先生、ここ教えてください。
と生徒に質問されたとき、我々がやることの9割は「一緒に問題を読む」ことである。
一緒に問題を読めば、「あ!そういうこと?」となって概ね解決する。
しかしこれは、
問題をきちんと読みなさい。では解決しない。
一緒に読むというのは、読むときの間の取り方、抑揚などをサポートすることだが、問題は「なぜそれを一人でできないか?」である。
それは彼らが使用する日頃のコトバと、一般的に使用される言語とが乖離しているため、問題文を読んで意味を理解することができないからだ。
したがって「よく読んでも」理解できないので、問題をよく読みなさい。は、精神論の粋を出ない。
たとえば理科の実験がとても好きな人がいるとする。
しかしそこで起こる現象や興味深い実験結果も、言語化できなければ、その興味はそれ以上深くは進めない。
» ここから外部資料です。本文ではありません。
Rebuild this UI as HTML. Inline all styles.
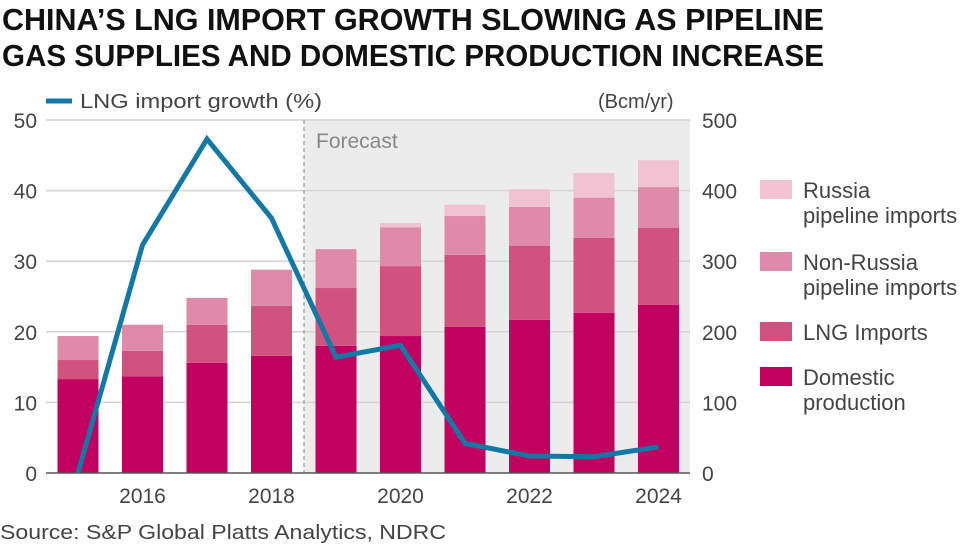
<!DOCTYPE html>
<html><head><meta charset="utf-8"><style>
body{margin:0;background:#fff;}
svg{display:block;font-family:"Liberation Sans",sans-serif;}
</style></head><body>
<svg id="c" width="980" height="546">
<text x="2" y="30" font-size="31" font-weight="bold" fill="#111" textLength="822" lengthAdjust="spacingAndGlyphs">CHINA’S LNG IMPORT GROWTH SLOWING AS PIPELINE</text>
<text x="2" y="66" font-size="31" font-weight="bold" fill="#111" textLength="822" lengthAdjust="spacingAndGlyphs">GAS SUPPLIES AND DOMESTIC PRODUCTION INCREASE</text>
<line x1="46" y1="101" x2="72" y2="101" stroke="#1279a6" stroke-width="5"/>
<text x="80" y="108" font-size="20" fill="#444" textLength="242" lengthAdjust="spacingAndGlyphs">LNG import growth (%)</text>
<text x="598" y="108" font-size="20" fill="#444">(Bcm/yr)</text>
<text x="0" y="539" font-size="20" fill="#444" textLength="446" lengthAdjust="spacingAndGlyphs">Source: S&amp;P Global Platts Analytics, NDRC</text>
<g id="plot"></g>
</svg>
<script>
const years=[2015,2016,2017,2018,2019,2020,2021,2022,2023,2024];
const domestic=[133,137,156,166,180,194,207,217,227,238];
const lng=[27,36,54,71,82,99,102,105,106,109];
const nonRussia=[34,37,38,51,55,55,55,55,57,58];
const russia=[0,0,0,0,0,6,16,25,35,38];
const growth=[0,32.3,47.3,36.1,16.4,18.1,4.2,2.4,2.3,3.7];
const leftTicks=[0,10,20,30,40,50];
const rightTicks=[0,100,200,300,400,500];
const xLabels=[2016,2018,2020,2022,2024];
const NS='http://www.w3.org/2000/svg';
const g=document.getElementById('plot');
const y0=473,yTop=120;
const yL=v=>y0-(v/50)*(y0-yTop);
const yR=v=>y0-(v/500)*(y0-yTop);
const x=yr=>78+(yr-2015)*64.5;
function mk(t,a){const e=document.createElementNS(NS,t);for(const k in a)e.setAttribute(k,a[k]);g.appendChild(e);return e;}
let e=mk('rect',{x:304,y:yTop,width:386,height:y0-yTop,fill:'#ececec'});


leftTicks.forEach((t,i)=>{
 if(t>0){e=mk('line',{x1:46,x2:690,y1:yL(t),y2:yL(t),stroke:'#d4d4d4','stroke-width':1.5});
 
 }
 e=mk('text',{x:37,y:yL(t)+8,'font-size':21,fill:'#444','text-anchor':'end'});e.textContent=t;
 
 
});
rightTicks.forEach(t=>{
 e=mk('text',{x:702,y:yR(t)+8,'font-size':21,fill:'#444'});e.textContent=t;
 
 
});
e=mk('line',{x1:304,x2:304,y1:yTop,y2:y0,stroke:'#aaa','stroke-width':1.5,'stroke-dasharray':'4,3'});


e=mk('text',{x:316,y:148,'font-size':21,fill:'#888'});e.textContent='Forecast';


const series=[[domestic,'#c2005f','bar-domestic'],[lng,'#d1517f','bar-lng'],[nonRussia,'#e08aa9','bar-non-russia'],[russia,'#f1c2d2','bar-russia']];
years.forEach((yr,i)=>{
 let base=0;
 series.forEach(([arr,col,nm])=>{
  const v=arr[i];if(v<=0)return;
  e=mk('rect',{x:x(yr)-20.5,width:41,y:yR(base+v),height:yR(base)-yR(base+v),fill:col});
  
  
  base+=v;
 });
});
e=mk('line',{x1:46,x2:690,y1:y0,y2:y0,stroke:'#555','stroke-width':1.5});


xLabels.forEach(t=>{
 e=mk('text',{x:x(t),y:503,'font-size':21,fill:'#444','text-anchor':'middle'});e.textContent=t;
 
 
});
e=mk('polyline',{points:years.map((yr,i)=>x(yr)+','+yL(growth[i])).join(' '),fill:'none',stroke:'#1279a6','stroke-width':5,'stroke-linejoin':'miter'});


const leg=[['#f1c2d2',['Russia','pipeline imports'],180],['#e08aa9',['Non-Russia','pipeline imports'],252],['#d1517f',['LNG Imports'],322],['#c2005f',['Domestic','production'],367]];
leg.forEach(([c,lines,yy])=>{
 e=mk('rect',{x:760,y:yy,width:32,height:19,fill:c});
 
 
 lines.forEach((l,j)=>{
  e=mk('text',{x:803,y:yy+18+j*25,'font-size':22,fill:'#444'});e.textContent=l;
  
  
 });
});
</script>
</body></html>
同じように何かに興味を持っても、言語化できなければそれを突き詰めて知識を深めることはできない。
コトバをなめてはいけない。
好きなことには興味を示す。というのは、初めだけのことで、それが長続きしなかったり、いずれ飽きてしまうのはコトバの力の弱さである。
その意味で、読書ほど将来のあらゆる方向にとって有効な準備はないと言える。